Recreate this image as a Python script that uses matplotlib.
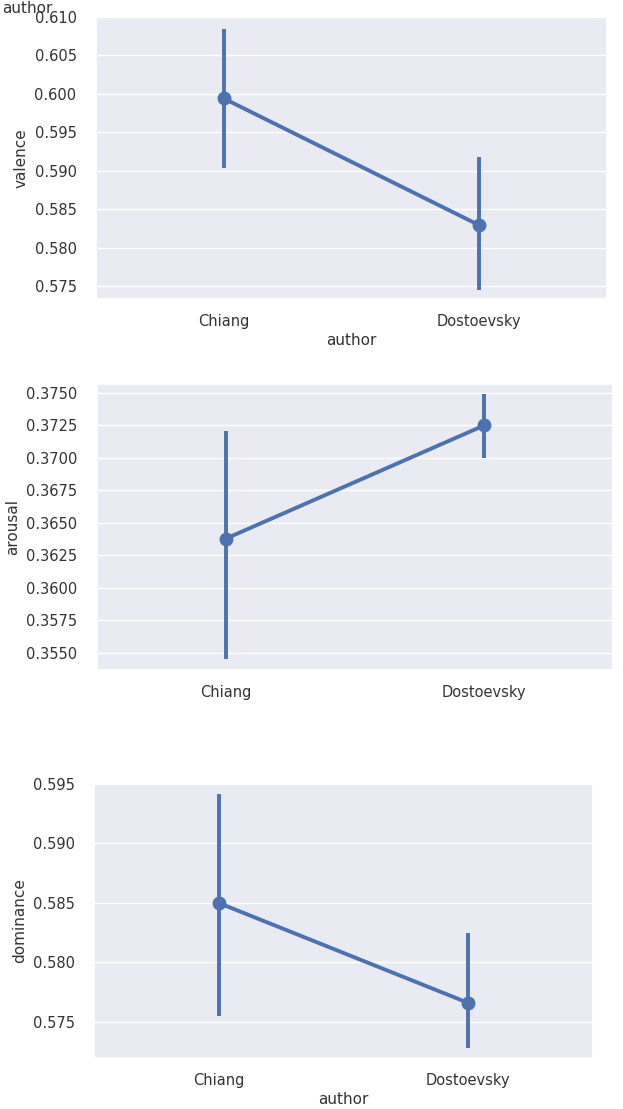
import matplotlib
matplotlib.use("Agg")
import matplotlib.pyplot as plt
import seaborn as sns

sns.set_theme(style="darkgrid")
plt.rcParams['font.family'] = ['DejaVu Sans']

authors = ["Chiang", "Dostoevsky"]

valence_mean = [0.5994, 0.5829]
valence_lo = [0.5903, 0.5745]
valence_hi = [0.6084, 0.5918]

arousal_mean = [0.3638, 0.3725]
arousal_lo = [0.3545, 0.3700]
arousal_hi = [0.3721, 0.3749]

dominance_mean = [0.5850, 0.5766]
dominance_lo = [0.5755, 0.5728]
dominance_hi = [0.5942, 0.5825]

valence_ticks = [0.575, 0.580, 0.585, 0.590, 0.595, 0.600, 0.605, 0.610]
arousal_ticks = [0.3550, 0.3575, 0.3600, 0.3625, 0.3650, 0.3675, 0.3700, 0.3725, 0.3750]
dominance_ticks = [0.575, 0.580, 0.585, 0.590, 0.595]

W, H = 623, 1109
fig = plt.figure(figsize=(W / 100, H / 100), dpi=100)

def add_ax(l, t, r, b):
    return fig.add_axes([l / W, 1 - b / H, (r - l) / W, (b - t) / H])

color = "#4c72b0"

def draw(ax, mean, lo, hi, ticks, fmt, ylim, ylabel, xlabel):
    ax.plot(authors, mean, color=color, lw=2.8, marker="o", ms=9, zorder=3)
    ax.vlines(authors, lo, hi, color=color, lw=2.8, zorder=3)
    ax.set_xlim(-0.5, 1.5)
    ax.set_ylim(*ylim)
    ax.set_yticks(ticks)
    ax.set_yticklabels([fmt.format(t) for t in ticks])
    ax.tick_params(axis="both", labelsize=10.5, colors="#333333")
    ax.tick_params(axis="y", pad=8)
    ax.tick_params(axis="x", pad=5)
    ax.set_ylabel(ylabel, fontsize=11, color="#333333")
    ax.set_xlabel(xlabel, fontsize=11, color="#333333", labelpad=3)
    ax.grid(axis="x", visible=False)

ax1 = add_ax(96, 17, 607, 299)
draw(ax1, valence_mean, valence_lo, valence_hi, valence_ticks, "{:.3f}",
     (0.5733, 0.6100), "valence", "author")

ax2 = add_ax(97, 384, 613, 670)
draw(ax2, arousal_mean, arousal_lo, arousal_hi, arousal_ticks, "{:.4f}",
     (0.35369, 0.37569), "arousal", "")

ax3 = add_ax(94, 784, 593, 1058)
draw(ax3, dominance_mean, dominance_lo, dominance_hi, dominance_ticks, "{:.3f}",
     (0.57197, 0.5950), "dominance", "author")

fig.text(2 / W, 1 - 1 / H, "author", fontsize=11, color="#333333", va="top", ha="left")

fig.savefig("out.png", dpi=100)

■ ■ ■ ■

◆ **Work required**: Extract, word for word, each line from the top of the data down to and including the line with "arousal_hi = [0.3721, 0.3749]"; skip the pictures.

◆ **Written solution**:
Recreate this image as a Python script that uses matplotlib.
import matplotlib
matplotlib.use("Agg")
import matplotlib.pyplot as plt
import seaborn as sns

sns.set_theme(style="darkgrid")
plt.rcParams['font.family'] = ['DejaVu Sans']

authors = ["Chiang", "Dostoevsky"]

valence_mean = [0.5994, 0.5829]
valence_lo = [0.5903, 0.5745]
valence_hi = [0.6084, 0.5918]

arousal_mean = [0.3638, 0.3725]
arousal_lo = [0.3545, 0.3700]
arousal_hi = [0.3721, 0.3749]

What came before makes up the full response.